(WORK TO DO) Exactly as written, quote every line that follows, skipping the images.

(RECORDED INFORMATION)
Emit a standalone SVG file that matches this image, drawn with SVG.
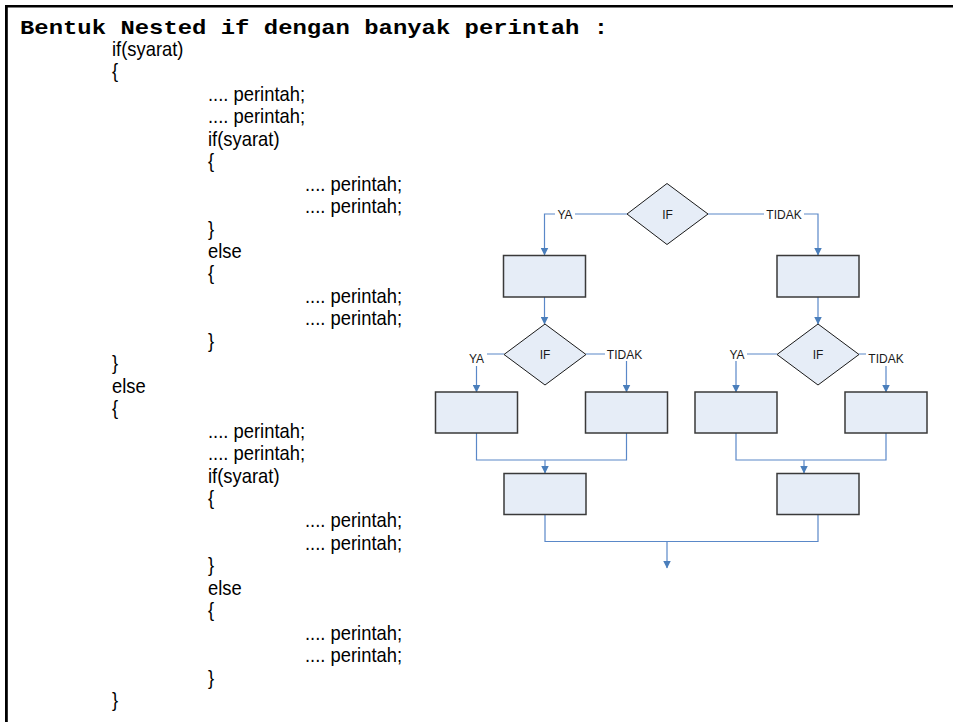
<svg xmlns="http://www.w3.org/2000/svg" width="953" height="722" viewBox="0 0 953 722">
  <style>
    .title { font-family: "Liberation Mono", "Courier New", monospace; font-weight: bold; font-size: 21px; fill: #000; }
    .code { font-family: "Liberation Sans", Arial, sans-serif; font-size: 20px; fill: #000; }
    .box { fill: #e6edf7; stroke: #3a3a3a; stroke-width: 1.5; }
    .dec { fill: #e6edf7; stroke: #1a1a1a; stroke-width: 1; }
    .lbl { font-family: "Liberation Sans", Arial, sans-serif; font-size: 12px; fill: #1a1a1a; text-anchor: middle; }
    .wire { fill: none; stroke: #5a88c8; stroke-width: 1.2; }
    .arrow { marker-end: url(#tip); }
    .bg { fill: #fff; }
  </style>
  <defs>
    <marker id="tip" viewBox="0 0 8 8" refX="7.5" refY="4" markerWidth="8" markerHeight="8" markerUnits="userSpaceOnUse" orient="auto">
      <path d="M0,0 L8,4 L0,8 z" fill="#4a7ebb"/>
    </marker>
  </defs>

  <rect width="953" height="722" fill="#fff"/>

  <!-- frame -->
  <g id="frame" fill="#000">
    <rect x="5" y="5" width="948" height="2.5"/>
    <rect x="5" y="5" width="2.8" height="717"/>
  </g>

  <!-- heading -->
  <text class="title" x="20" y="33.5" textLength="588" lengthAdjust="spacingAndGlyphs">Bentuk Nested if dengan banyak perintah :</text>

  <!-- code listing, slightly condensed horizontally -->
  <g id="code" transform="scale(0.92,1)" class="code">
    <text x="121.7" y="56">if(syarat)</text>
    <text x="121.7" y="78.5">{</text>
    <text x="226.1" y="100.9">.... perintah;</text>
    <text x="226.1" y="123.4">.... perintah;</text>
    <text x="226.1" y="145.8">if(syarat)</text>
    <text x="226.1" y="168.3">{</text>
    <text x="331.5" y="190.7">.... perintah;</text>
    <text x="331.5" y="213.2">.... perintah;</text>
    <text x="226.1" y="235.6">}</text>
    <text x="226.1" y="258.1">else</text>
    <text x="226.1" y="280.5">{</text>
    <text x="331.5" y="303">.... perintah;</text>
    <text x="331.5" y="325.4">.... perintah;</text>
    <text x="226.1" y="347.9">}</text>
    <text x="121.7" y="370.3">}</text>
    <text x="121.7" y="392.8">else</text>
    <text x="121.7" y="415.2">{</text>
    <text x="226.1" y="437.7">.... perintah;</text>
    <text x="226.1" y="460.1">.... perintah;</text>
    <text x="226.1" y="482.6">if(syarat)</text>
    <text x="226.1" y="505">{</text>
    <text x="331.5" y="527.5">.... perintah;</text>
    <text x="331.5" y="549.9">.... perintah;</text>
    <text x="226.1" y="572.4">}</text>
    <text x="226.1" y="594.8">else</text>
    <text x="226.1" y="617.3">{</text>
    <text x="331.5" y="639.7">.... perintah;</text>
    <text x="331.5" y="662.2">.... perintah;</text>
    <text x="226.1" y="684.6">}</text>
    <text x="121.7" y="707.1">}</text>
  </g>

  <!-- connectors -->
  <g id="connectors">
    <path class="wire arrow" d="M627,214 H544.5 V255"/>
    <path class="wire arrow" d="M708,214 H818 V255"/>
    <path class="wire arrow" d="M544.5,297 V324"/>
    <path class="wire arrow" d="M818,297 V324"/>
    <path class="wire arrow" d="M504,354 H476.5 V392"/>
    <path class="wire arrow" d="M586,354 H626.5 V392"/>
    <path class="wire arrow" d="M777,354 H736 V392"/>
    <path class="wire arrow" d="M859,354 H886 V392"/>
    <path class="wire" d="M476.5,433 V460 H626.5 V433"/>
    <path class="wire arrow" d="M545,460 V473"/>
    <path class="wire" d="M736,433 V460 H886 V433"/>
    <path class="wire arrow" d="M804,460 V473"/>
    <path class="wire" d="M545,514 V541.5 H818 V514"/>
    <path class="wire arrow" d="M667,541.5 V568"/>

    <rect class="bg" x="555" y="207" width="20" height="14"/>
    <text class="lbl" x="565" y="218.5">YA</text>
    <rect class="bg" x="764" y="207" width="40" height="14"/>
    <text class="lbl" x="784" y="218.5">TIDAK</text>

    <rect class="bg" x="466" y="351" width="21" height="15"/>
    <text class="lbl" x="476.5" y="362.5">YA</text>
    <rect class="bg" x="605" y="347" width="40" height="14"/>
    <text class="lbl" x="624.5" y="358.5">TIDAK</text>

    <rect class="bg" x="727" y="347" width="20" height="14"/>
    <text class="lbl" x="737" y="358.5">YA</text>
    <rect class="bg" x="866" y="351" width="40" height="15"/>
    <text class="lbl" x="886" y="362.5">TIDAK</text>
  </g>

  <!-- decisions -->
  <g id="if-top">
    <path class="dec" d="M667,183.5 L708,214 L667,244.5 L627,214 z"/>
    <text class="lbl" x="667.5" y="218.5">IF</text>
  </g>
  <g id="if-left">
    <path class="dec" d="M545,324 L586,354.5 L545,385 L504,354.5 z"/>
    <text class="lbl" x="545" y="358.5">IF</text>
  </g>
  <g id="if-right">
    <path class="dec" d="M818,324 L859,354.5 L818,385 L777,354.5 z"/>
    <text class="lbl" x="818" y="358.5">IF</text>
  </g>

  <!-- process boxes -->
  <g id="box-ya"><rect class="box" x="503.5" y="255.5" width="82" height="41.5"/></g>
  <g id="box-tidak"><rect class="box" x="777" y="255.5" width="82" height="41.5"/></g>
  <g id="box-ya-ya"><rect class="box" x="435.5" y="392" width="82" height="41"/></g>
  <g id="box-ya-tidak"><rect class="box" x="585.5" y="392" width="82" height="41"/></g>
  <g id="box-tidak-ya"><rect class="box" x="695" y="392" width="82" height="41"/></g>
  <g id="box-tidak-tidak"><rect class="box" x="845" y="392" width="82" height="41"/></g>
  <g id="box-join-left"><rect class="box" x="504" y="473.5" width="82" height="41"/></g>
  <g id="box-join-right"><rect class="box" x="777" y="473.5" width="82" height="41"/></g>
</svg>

(OUTPUT OF THE EXERCISE)
Emit a standalone SVG file that matches this image, drawn with SVG.
<svg xmlns="http://www.w3.org/2000/svg" width="953" height="722" viewBox="0 0 953 722">
  <style>
    .title { font-family: "Liberation Mono", "Courier New", monospace; font-weight: bold; font-size: 21px; fill: #000; }
    .code { font-family: "Liberation Sans", Arial, sans-serif; font-size: 20px; fill: #000; }
    .box { fill: #e6edf7; stroke: #3a3a3a; stroke-width: 1.5; }
    .dec { fill: #e6edf7; stroke: #1a1a1a; stroke-width: 1; }
    .lbl { font-family: "Liberation Sans", Arial, sans-serif; font-size: 12px; fill: #1a1a1a; text-anchor: middle; }
    .wire { fill: none; stroke: #5a88c8; stroke-width: 1.2; }
    .arrow { marker-end: url(#tip); }
    .bg { fill: #fff; }
  </style>
  <defs>
    <marker id="tip" viewBox="0 0 8 8" refX="7.5" refY="4" markerWidth="8" markerHeight="8" markerUnits="userSpaceOnUse" orient="auto">
      <path d="M0,0 L8,4 L0,8 z" fill="#4a7ebb"/>
    </marker>
  </defs>

  <rect width="953" height="722" fill="#fff"/>

  <!-- frame -->
  <g id="frame" fill="#000">
    <rect x="5" y="5" width="948" height="2.5"/>
    <rect x="5" y="5" width="2.8" height="717"/>
  </g>

  <!-- heading -->
  <text class="title" x="20" y="33.5" textLength="588" lengthAdjust="spacingAndGlyphs">Bentuk Nested if dengan banyak perintah :</text>

  <!-- code listing, slightly condensed horizontally -->
  <g id="code" transform="scale(0.92,1)" class="code">
    <text x="121.7" y="56">if(syarat)</text>
    <text x="121.7" y="78.5">{</text>
    <text x="226.1" y="100.9">.... perintah;</text>
    <text x="226.1" y="123.4">.... perintah;</text>
    <text x="226.1" y="145.8">if(syarat)</text>
    <text x="226.1" y="168.3">{</text>
    <text x="331.5" y="190.7">.... perintah;</text>
    <text x="331.5" y="213.2">.... perintah;</text>
    <text x="226.1" y="235.6">}</text>
    <text x="226.1" y="258.1">else</text>
    <text x="226.1" y="280.5">{</text>
    <text x="331.5" y="303">.... perintah;</text>
    <text x="331.5" y="325.4">.... perintah;</text>
    <text x="226.1" y="347.9">}</text>
    <text x="121.7" y="370.3">}</text>
    <text x="121.7" y="392.8">else</text>
    <text x="121.7" y="415.2">{</text>
    <text x="226.1" y="437.7">.... perintah;</text>
    <text x="226.1" y="460.1">.... perintah;</text>
    <text x="226.1" y="482.6">if(syarat)</text>
    <text x="226.1" y="505">{</text>
    <text x="331.5" y="527.5">.... perintah;</text>
    <text x="331.5" y="549.9">.... perintah;</text>
    <text x="226.1" y="572.4">}</text>
    <text x="226.1" y="594.8">else</text>
    <text x="226.1" y="617.3">{</text>
    <text x="331.5" y="639.7">.... perintah;</text>
    <text x="331.5" y="662.2">.... perintah;</text>
    <text x="226.1" y="684.6">}</text>
    <text x="121.7" y="707.1">}</text>
  </g>

  <!-- connectors -->
  <g id="connectors">
    <path class="wire arrow" d="M627,214 H544.5 V255"/>
    <path class="wire arrow" d="M708,214 H818 V255"/>
    <path class="wire arrow" d="M544.5,297 V324"/>
    <path class="wire arrow" d="M818,297 V324"/>
    <path class="wire arrow" d="M504,354 H476.5 V392"/>
    <path class="wire arrow" d="M586,354 H626.5 V392"/>
    <path class="wire arrow" d="M777,354 H736 V392"/>
    <path class="wire arrow" d="M859,354 H886 V392"/>
    <path class="wire" d="M476.5,433 V460 H626.5 V433"/>
    <path class="wire arrow" d="M545,460 V473"/>
    <path class="wire" d="M736,433 V460 H886 V433"/>
    <path class="wire arrow" d="M804,460 V473"/>
    <path class="wire" d="M545,514 V541.5 H818 V514"/>
    <path class="wire arrow" d="M667,541.5 V568"/>

    <rect class="bg" x="555" y="207" width="20" height="14"/>
    <text class="lbl" x="565" y="218.5">YA</text>
    <rect class="bg" x="764" y="207" width="40" height="14"/>
    <text class="lbl" x="784" y="218.5">TIDAK</text>

    <rect class="bg" x="466" y="351" width="21" height="15"/>
    <text class="lbl" x="476.5" y="362.5">YA</text>
    <rect class="bg" x="605" y="347" width="40" height="14"/>
    <text class="lbl" x="624.5" y="358.5">TIDAK</text>

    <rect class="bg" x="727" y="347" width="20" height="14"/>
    <text class="lbl" x="737" y="358.5">YA</text>
    <rect class="bg" x="866" y="351" width="40" height="15"/>
    <text class="lbl" x="886" y="362.5">TIDAK</text>
  </g>

  <!-- decisions -->
  <g id="if-top">
    <path class="dec" d="M667,183.5 L708,214 L667,244.5 L627,214 z"/>
    <text class="lbl" x="667.5" y="218.5">IF</text>
  </g>
  <g id="if-left">
    <path class="dec" d="M545,324 L586,354.5 L545,385 L504,354.5 z"/>
    <text class="lbl" x="545" y="358.5">IF</text>
  </g>
  <g id="if-right">
    <path class="dec" d="M818,324 L859,354.5 L818,385 L777,354.5 z"/>
    <text class="lbl" x="818" y="358.5">IF</text>
  </g>

  <!-- process boxes -->
  <g id="box-ya"><rect class="box" x="503.5" y="255.5" width="82" height="41.5"/></g>
  <g id="box-tidak"><rect class="box" x="777" y="255.5" width="82" height="41.5"/></g>
  <g id="box-ya-ya"><rect class="box" x="435.5" y="392" width="82" height="41"/></g>
  <g id="box-ya-tidak"><rect class="box" x="585.5" y="392" width="82" height="41"/></g>
  <g id="box-tidak-ya"><rect class="box" x="695" y="392" width="82" height="41"/></g>
  <g id="box-tidak-tidak"><rect class="box" x="845" y="392" width="82" height="41"/></g>
  <g id="box-join-left"><rect class="box" x="504" y="473.5" width="82" height="41"/></g>
  <g id="box-join-right"><rect class="box" x="777" y="473.5" width="82" height="41"/></g>
</svg>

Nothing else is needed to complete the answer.